Clear the code and see if comes back.
 
I haven't checked the plugs. I pulled the coil wire and checked for spark there. So there is spark up to the cap and rotor.

But I wouldn't think a bad cap or rotor button would throw a code 12.
So, when you pull a plug to check for spark, you can also smell/see fuel wafting from the plug hole if the injectors are firing. You can hear them ticking too if they are working.
Bad ECU will not fire the injectors.

I lost an ECU in a '92 Celica hooking jumper cables up backwards. Took forever to diagnose, replacement ECU fixed it.
 
Have you checked the fuel pump?

Maybe a wiring fault at the MAF that won't turn on the pump?

Fuel filter clogged?

Circuit opening relay failed?
 
Clear the code and see if comes back.

I have. It returns every time I try to start it.

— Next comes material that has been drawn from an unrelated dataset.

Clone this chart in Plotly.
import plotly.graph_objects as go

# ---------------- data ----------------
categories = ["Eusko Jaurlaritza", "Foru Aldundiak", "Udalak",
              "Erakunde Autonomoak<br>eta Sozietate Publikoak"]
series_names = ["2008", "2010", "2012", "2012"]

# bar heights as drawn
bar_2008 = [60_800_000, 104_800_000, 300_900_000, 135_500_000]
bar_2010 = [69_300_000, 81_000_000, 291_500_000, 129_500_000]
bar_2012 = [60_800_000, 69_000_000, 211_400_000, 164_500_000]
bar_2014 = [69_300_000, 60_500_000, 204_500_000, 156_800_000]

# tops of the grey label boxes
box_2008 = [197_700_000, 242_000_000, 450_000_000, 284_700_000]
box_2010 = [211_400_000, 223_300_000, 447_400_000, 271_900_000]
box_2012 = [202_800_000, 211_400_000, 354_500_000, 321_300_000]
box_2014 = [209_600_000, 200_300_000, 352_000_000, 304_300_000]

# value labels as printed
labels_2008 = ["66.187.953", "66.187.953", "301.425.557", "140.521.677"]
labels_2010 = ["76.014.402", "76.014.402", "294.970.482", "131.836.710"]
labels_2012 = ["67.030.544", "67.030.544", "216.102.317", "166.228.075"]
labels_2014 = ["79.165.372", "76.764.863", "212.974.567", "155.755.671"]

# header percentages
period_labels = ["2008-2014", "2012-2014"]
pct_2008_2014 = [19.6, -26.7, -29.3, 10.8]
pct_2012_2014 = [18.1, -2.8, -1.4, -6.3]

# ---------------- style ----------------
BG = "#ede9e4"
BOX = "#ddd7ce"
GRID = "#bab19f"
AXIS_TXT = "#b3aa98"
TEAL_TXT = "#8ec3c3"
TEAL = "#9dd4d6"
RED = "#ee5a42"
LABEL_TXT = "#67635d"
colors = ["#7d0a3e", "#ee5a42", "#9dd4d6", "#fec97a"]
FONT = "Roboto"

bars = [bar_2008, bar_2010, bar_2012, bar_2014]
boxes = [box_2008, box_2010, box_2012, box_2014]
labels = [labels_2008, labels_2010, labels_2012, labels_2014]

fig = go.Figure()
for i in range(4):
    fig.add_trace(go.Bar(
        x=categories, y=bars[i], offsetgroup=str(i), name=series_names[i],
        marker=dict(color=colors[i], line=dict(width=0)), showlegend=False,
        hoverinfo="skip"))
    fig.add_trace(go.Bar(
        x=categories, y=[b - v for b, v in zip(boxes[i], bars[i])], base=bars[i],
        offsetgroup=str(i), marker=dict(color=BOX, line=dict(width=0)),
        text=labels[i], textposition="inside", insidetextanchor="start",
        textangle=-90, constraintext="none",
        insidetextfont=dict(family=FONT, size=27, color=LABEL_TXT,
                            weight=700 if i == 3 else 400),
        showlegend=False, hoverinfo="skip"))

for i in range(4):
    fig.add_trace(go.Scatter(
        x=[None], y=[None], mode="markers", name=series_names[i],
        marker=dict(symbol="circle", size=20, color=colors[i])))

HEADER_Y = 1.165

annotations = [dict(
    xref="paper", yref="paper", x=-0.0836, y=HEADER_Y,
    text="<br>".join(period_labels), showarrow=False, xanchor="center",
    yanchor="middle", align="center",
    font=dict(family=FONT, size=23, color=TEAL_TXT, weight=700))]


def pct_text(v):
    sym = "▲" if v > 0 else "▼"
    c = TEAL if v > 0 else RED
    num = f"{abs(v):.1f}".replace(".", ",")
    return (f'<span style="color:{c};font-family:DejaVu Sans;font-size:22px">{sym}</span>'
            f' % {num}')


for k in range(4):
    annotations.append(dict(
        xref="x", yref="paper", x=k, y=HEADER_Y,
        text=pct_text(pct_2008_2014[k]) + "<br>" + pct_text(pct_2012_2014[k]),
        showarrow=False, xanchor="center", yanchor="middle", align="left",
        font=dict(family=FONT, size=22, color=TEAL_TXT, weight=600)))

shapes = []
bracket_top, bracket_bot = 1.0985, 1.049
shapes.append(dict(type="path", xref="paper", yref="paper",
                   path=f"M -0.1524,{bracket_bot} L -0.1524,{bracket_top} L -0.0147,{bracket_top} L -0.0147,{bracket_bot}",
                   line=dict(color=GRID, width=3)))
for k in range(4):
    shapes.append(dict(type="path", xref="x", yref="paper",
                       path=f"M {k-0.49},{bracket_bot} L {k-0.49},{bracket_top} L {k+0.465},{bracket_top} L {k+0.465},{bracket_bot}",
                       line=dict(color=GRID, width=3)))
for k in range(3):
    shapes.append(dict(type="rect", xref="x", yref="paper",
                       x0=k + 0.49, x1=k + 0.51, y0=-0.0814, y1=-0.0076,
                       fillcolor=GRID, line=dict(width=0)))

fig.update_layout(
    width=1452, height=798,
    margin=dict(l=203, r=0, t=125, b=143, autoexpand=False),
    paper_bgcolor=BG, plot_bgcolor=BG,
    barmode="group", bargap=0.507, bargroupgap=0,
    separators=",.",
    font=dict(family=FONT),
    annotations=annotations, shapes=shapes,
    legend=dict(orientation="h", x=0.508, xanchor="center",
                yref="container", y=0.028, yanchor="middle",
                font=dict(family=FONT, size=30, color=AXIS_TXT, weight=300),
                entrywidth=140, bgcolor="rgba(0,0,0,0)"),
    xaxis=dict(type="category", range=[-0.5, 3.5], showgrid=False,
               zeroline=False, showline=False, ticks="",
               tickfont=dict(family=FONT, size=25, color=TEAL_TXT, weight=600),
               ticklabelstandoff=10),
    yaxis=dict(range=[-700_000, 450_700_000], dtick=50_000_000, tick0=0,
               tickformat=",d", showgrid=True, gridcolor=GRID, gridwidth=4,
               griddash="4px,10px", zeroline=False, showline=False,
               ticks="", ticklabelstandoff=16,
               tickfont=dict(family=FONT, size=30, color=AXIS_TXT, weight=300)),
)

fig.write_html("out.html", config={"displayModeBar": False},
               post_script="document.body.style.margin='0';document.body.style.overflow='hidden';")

So, when you pull a plug to check for spark, you can also smell/see fuel wafting from the plug hole if the injectors are firing. You can hear them ticking too if they are working.
Bad ECU will not fire the injectors.

I lost an ECU in a '92 Celica hooking jumper cables up backwards. Took forever to diagnose, replacement ECU fixed it.

I pulled the plugs, because I removed and reinstalled the dizzy to reset the base timing. I smelled for fuel on plugs and verified. And PO had the injectors redone by Witch Hunter.

One reason I'm hesitant to buy a new/remanned ECU.

Have you checked the fuel pump?

Maybe a wiring fault at the MAF that won't turn on the pump?

Fuel filter clogged?

Circuit opening relay failed?

The injectors are squirting ¯\_(ツ)_/¯

At this point, I'm embarrased already... because I know it's going to be something stupid.
 
... because I removed and reinstalled the dizzy to reset the base timing.

At this point, I'm embarrased already... because I know it's going to be something stupid.

This is way easy to goof up. Done it. Try again. One tooth can make a big difference.